Comment by XCSme

18 hours ago

Yup, they do quite poorly on random non-coding tasks:

https://aibenchy.com/compare/minimax-minimax-m2-7-medium/moo...

17 comments

XCSme

rmi_ 12 hours ago

Wild benchmark. Opus 4.6 is ranked #29, Gemini 3 Flash is #1, front of Pro.

I'm not saying it's bad, but it's definitely different than the others.

XCSme 11 hours ago
The main reason is that Claude models tend to ignore instructions. There is a failure example on the Methodology page.
- BoorishBears 11 hours ago
  
  > It is not my fault if Claude outputs something like "*1*, *1*", adding markdown highlighting, when most other models respect the required format correctly.
  Yuck. At that point don't publish a benchmark, explains why their results are useless too.
  -
  Edit since I'm not able to reply to the below comment:
  "I want structured output from a model that supports structured output but will not enable structured output, nor ask for an existing format like XML or JSON" is not really an interesting thing to benchmark, and that's reflected in how you have Gemini 2.5 Flash beating GPT-5.4.
  I really hope no one reads that list and thinks it's an AI leaderboard in any generalizable sense.
  
  2 replies →

usagisushi 15 hours ago

Interesting benchmark. It is notable that Gemini-3-Flash outperforms 3.1 Pro. My experience using Flash via Opencode over the past month suggests it is quite underrated.
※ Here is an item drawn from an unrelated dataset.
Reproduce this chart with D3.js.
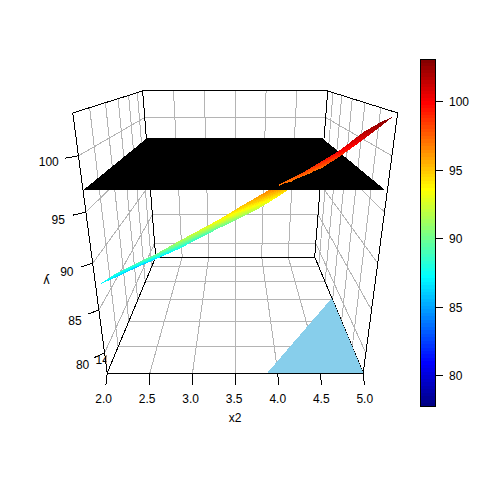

Needless to say, benchmarks are limited and impressions vary widely by problem domain, harness, written language, and personal preference (simplicity vs detail, tone, etc.). If personal experience is the only true measure, as with wine, solving this discovery gap is an interesting challenge (LLM sommelier!), even if model evolution eventually makes the choice trivial. (I prefer Gemini 3 for its wide knowledge, Sonnet 4.6 for balance, and GLM-5 for simplicity.)

wizee 16 hours ago

It’s worth also comparing Qwen 3.5, it’s a very strong model. Different benchmarks give different results, but in general Qwen 3.5, GLM 5, and Kimi K2.5 are all excellent models, and not too far from current SOTA models in capability/intelligence. In my own non-coding tests, they were better than Gemini 3.1 flash. They’re comparable to the best American models from 6 months ago.

vidarh 3 hours ago

While I like these models, if you're getting similar results to SOTA models from 6 months ago, I have to question how far you pushed those models 6 months ago. It is really easy to find scenarios were these models really underperform. They take far more advanced harnesses to perform reasonably (and hence the linked project). It's possible to get good results out of them, but it takes a lot of extra work.
I badly want to shift more of my work to them, and I'm finding ways of shifting more lower-level loads to them regularly, but they're really not there yet for anything complex.
XCSme 16 hours ago

I used qwen 3.5 plus in production, it was really good at instruction following and tool calling.
redoh 7 hours ago

we used Kimi 2.5, its really good

raincole 10 hours ago

I can't imagine anyone looking at this benchmark without laughing. It's so disconnected.

scotty79 10 hours ago

GLM 5 here is significantly better than GPT-5.4

anonyggs 9 hours ago

[dead]

comboy 11 hours ago

Not really related, but does anybody know if somebody's tracking same models performance on some benchmarks over time? Sometimes I feel like I'm being A/B tested.

XCSme 11 hours ago
Oh, I didn't think about this, that's a good idea. I also feel generally model performance changes over time (usually it gets worse).
The problem with doing this is cost. Constsntly testing a lot of models on a large dataset can get really costly.
- comboy 10 hours ago
  
  Yeah, good tests are associated with cost. I'd like to see benchmarks on big messy codebases and how models perform on a clearly defined task that's easy to verify.
  I was thinking that tokens spent in such case could also be an interesting measure, but some agent can do small useful refactoring. Although prompt could specify to do the minimal change required to achieve the goal.